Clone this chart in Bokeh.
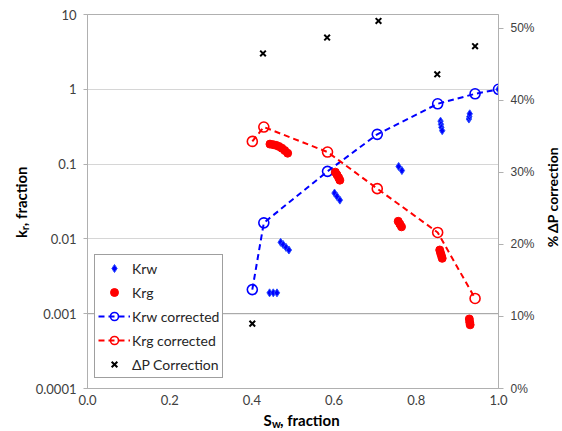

· · · · · · ·

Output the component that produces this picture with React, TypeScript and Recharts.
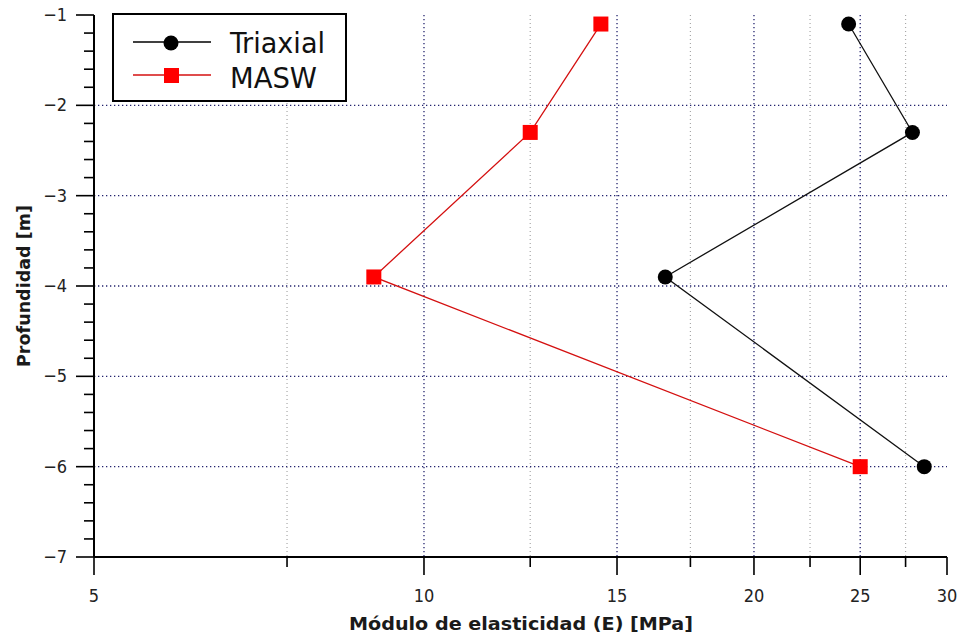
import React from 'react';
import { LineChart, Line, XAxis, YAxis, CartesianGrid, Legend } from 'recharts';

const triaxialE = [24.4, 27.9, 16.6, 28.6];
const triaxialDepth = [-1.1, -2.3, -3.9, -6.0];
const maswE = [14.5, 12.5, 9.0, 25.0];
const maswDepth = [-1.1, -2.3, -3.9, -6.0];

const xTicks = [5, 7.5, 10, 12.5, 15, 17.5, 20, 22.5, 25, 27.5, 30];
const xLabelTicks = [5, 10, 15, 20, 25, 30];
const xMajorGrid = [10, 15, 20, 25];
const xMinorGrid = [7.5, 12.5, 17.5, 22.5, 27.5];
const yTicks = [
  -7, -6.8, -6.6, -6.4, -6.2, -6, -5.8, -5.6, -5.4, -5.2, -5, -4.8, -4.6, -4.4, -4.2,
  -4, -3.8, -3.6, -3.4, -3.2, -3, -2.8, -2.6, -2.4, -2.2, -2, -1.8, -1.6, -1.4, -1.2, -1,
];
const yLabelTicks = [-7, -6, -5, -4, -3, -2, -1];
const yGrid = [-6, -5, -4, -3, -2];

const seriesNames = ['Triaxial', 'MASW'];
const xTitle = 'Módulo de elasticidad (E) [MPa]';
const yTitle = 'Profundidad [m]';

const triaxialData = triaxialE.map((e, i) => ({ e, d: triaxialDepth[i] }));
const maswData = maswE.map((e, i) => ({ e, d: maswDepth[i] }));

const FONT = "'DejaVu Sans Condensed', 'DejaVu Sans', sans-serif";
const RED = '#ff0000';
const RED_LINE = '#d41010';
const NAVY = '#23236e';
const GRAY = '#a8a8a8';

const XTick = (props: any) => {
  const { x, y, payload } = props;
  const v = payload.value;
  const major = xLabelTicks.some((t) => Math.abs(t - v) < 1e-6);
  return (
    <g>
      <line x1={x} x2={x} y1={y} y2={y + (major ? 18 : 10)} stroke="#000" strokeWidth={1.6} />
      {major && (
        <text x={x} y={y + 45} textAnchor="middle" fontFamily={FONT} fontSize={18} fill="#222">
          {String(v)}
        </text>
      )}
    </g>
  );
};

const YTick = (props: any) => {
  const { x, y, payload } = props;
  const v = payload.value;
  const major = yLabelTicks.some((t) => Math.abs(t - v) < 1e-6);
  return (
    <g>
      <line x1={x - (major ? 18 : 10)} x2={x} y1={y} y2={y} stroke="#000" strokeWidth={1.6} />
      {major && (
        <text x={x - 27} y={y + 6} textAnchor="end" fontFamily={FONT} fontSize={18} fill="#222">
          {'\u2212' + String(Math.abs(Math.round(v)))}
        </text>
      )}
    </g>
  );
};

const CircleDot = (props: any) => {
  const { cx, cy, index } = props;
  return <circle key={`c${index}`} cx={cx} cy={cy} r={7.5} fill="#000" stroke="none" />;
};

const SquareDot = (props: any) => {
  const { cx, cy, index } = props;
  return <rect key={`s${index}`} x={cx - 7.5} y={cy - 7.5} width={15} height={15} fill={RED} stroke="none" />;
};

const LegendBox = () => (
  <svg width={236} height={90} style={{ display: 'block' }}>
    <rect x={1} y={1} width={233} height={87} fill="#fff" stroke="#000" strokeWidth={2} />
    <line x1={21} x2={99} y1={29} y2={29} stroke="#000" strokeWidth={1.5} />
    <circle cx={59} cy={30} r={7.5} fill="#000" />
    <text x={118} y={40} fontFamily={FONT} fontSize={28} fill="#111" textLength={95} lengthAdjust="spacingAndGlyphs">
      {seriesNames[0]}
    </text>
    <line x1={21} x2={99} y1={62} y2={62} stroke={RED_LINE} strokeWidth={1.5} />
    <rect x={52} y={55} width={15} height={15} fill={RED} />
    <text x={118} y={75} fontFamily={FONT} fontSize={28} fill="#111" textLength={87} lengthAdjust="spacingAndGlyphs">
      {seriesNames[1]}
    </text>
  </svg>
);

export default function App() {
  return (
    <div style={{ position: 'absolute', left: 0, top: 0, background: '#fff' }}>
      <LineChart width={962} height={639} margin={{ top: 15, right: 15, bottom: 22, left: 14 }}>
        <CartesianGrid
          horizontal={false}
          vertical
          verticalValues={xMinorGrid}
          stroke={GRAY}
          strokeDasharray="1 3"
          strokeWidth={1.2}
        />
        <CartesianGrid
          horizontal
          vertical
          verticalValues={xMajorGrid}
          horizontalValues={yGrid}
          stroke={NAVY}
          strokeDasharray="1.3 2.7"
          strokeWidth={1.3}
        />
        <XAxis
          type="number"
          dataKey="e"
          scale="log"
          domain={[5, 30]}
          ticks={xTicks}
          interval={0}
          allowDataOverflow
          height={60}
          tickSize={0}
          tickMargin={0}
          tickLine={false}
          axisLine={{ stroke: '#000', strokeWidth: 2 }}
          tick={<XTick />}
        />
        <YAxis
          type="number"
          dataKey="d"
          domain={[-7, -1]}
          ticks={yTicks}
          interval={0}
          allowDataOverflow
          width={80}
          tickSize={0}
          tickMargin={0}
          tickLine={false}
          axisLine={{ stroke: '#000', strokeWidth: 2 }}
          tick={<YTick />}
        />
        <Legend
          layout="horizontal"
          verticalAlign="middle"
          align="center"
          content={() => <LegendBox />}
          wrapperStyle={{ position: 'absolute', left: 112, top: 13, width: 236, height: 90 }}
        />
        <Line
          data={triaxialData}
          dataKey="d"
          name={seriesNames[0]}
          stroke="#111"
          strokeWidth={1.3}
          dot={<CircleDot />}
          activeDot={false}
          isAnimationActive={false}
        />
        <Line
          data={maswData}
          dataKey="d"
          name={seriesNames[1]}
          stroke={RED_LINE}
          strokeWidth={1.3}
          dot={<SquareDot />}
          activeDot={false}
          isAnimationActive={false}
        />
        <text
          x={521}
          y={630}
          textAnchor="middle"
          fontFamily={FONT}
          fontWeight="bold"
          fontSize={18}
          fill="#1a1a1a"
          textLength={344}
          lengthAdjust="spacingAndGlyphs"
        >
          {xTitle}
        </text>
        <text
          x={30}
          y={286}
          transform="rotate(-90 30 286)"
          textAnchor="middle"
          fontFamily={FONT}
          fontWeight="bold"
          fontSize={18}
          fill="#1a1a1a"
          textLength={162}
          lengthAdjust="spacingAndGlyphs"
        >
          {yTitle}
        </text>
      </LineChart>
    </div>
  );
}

· · · · · · ·

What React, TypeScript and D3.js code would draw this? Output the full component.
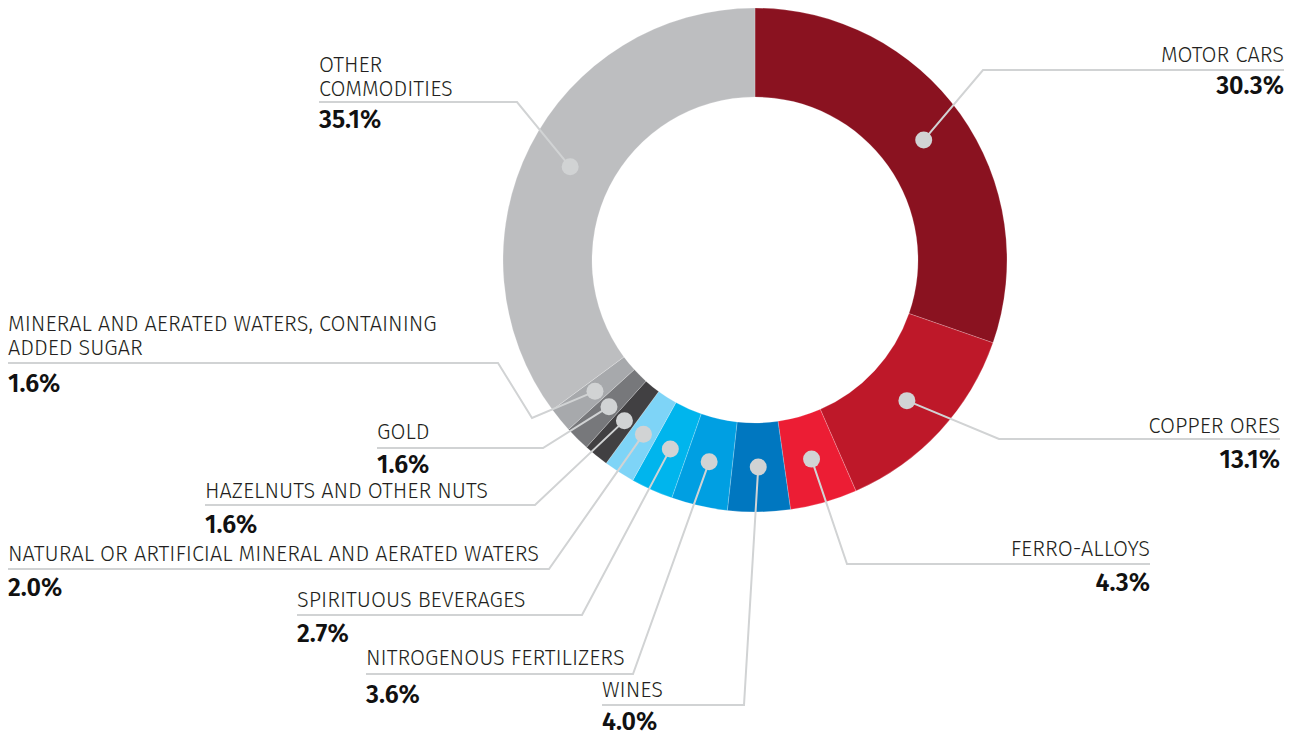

· · · · · · ·

→ Stated problem: Above are records; repeat only the lines from the line with "Output the component" through the line with "const maswData = maswE.map((e, i)", and leave pictures out.

→ Output below:
Output the component that produces this picture with React, TypeScript and Recharts.
import React from 'react';
import { LineChart, Line, XAxis, YAxis, CartesianGrid, Legend } from 'recharts';

const triaxialE = [24.4, 27.9, 16.6, 28.6];
const triaxialDepth = [-1.1, -2.3, -3.9, -6.0];
const maswE = [14.5, 12.5, 9.0, 25.0];
const maswDepth = [-1.1, -2.3, -3.9, -6.0];

const xTicks = [5, 7.5, 10, 12.5, 15, 17.5, 20, 22.5, 25, 27.5, 30];
const xLabelTicks = [5, 10, 15, 20, 25, 30];
const xMajorGrid = [10, 15, 20, 25];
const xMinorGrid = [7.5, 12.5, 17.5, 22.5, 27.5];
const yTicks = [
  -7, -6.8, -6.6, -6.4, -6.2, -6, -5.8, -5.6, -5.4, -5.2, -5, -4.8, -4.6, -4.4, -4.2,
  -4, -3.8, -3.6, -3.4, -3.2, -3, -2.8, -2.6, -2.4, -2.2, -2, -1.8, -1.6, -1.4, -1.2, -1,
];
const yLabelTicks = [-7, -6, -5, -4, -3, -2, -1];
const yGrid = [-6, -5, -4, -3, -2];

const seriesNames = ['Triaxial', 'MASW'];
const xTitle = 'Módulo de elasticidad (E) [MPa]';
const yTitle = 'Profundidad [m]';

const triaxialData = triaxialE.map((e, i) => ({ e, d: triaxialDepth[i] }));
const maswData = maswE.map((e, i) => ({ e, d: maswDepth[i] }));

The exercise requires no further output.